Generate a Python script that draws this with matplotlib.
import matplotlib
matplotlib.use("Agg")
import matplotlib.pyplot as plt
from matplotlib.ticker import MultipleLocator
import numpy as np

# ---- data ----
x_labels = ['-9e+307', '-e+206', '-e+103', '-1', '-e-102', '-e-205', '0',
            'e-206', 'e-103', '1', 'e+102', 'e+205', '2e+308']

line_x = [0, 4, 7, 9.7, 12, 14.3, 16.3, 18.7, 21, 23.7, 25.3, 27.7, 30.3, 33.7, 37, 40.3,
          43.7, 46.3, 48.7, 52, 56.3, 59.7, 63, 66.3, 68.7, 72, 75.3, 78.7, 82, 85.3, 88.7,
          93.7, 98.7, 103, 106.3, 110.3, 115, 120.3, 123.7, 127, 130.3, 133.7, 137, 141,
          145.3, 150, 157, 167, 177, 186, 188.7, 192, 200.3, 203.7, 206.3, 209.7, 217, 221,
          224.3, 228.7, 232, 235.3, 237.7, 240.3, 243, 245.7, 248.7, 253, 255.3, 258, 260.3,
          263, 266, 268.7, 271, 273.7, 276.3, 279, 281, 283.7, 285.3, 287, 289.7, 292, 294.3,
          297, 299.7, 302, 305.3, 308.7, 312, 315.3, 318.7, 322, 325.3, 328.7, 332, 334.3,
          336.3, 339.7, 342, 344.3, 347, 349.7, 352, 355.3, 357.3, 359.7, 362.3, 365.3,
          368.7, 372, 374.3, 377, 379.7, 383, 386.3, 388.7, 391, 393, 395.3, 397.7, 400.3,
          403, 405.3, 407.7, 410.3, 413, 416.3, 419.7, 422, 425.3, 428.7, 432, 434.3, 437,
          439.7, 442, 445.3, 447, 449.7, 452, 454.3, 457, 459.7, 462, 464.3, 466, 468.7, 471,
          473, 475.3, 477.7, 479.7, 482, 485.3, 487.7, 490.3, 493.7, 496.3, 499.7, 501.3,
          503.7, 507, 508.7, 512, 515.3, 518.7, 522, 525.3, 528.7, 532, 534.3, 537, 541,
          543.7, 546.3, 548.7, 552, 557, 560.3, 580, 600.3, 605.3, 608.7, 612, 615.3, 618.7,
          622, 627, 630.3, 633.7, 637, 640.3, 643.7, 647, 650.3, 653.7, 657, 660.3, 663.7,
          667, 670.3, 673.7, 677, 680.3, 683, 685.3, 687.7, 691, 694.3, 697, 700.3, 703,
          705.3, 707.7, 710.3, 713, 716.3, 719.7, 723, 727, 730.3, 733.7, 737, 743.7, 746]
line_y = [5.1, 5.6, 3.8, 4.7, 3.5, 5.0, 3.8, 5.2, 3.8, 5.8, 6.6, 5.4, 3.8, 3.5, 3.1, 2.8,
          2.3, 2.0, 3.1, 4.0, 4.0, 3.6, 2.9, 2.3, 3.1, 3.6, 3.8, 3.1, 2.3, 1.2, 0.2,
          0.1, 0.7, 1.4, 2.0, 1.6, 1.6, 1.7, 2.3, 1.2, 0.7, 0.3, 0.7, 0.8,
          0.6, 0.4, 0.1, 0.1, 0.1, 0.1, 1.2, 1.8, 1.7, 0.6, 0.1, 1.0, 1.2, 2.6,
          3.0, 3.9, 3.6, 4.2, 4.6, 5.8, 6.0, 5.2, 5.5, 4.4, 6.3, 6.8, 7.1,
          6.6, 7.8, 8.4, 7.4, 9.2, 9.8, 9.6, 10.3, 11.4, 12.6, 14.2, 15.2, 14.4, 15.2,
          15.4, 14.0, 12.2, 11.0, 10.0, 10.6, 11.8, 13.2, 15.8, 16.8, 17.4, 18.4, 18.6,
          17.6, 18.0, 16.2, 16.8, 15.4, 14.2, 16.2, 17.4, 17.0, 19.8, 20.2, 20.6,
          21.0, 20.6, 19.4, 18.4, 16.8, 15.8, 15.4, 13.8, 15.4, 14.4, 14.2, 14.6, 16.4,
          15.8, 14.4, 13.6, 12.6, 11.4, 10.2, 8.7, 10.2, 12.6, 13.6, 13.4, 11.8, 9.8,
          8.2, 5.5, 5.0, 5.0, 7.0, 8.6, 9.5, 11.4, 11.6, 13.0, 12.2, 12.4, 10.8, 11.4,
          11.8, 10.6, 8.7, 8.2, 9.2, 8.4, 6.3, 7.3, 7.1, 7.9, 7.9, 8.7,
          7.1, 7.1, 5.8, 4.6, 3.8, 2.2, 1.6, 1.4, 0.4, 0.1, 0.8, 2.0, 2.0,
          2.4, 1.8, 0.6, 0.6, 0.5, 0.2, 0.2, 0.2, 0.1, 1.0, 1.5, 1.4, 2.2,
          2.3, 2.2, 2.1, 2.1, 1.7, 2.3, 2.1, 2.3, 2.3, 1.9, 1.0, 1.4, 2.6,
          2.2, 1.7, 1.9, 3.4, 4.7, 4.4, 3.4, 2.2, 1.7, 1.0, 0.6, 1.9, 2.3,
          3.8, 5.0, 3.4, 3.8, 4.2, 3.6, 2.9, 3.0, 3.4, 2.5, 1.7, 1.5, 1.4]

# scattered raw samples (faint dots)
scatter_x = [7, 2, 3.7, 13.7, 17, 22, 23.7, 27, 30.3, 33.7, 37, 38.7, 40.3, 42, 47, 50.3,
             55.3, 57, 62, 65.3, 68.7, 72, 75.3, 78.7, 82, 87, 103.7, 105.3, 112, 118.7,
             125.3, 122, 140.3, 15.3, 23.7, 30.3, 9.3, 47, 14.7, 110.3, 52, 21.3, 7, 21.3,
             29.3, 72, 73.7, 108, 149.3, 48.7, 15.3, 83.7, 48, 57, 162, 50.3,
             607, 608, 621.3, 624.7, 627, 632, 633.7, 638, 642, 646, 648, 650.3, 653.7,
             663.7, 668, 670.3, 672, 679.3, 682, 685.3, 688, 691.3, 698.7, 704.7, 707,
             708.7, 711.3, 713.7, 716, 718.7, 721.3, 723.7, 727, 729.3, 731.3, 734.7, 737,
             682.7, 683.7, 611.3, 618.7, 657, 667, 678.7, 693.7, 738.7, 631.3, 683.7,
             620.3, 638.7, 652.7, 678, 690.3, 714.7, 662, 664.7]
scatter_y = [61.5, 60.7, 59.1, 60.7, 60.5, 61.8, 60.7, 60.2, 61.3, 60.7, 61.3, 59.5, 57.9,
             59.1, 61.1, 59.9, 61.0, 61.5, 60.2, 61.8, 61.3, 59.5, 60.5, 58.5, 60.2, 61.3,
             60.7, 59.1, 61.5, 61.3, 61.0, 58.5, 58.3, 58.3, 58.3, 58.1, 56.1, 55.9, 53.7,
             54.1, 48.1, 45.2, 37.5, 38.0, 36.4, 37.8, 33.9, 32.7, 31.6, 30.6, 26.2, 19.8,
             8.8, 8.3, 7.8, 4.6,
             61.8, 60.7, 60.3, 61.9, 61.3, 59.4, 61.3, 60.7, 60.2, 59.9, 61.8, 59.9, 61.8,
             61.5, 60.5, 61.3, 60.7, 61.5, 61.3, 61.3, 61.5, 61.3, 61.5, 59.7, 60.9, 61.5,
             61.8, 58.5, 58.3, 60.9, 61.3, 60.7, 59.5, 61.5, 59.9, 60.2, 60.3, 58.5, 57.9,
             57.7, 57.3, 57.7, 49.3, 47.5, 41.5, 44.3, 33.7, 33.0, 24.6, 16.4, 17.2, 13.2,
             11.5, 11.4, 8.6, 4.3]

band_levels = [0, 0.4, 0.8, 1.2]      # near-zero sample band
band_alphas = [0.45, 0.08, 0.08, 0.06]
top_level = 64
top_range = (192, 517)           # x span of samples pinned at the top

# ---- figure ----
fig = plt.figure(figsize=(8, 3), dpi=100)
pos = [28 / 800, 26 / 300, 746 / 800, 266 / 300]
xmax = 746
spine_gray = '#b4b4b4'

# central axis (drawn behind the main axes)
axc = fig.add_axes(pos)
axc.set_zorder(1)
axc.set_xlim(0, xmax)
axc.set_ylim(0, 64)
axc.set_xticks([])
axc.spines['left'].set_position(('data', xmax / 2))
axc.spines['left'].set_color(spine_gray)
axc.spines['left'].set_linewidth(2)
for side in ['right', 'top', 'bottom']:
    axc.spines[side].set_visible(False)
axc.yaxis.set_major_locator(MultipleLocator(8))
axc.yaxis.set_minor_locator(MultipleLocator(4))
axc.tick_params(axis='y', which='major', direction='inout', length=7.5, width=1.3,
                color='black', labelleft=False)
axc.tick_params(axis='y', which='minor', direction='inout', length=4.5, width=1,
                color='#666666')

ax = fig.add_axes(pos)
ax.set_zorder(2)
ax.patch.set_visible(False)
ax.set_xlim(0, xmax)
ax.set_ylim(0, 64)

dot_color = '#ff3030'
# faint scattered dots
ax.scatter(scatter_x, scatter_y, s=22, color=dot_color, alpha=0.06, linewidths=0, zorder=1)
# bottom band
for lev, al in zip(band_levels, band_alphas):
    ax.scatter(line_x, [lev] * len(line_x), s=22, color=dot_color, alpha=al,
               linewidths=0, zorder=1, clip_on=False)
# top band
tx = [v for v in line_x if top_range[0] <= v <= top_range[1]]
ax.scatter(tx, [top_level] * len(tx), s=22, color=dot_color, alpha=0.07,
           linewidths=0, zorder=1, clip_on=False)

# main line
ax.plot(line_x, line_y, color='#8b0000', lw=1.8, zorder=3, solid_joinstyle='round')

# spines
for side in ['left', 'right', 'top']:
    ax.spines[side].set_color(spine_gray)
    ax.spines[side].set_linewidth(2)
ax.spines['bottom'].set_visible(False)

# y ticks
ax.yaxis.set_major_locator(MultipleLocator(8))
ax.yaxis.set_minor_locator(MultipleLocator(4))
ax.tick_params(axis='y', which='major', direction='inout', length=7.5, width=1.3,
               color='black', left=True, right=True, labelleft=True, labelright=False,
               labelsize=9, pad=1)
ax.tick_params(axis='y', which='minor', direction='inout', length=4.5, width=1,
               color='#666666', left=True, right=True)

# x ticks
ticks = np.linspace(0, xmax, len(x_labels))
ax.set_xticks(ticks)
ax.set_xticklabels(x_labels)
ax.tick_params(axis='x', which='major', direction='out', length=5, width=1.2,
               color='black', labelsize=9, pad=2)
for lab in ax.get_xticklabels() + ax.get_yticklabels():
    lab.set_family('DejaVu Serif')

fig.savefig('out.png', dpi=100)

----------------

• Exercise brief: Write out exactly the lines from the start of the material through the line with "import numpy as np". No other output is expected.

• Final result:
Generate a Python script that draws this with matplotlib.
import matplotlib
matplotlib.use("Agg")
import matplotlib.pyplot as plt
from matplotlib.ticker import MultipleLocator
import numpy as np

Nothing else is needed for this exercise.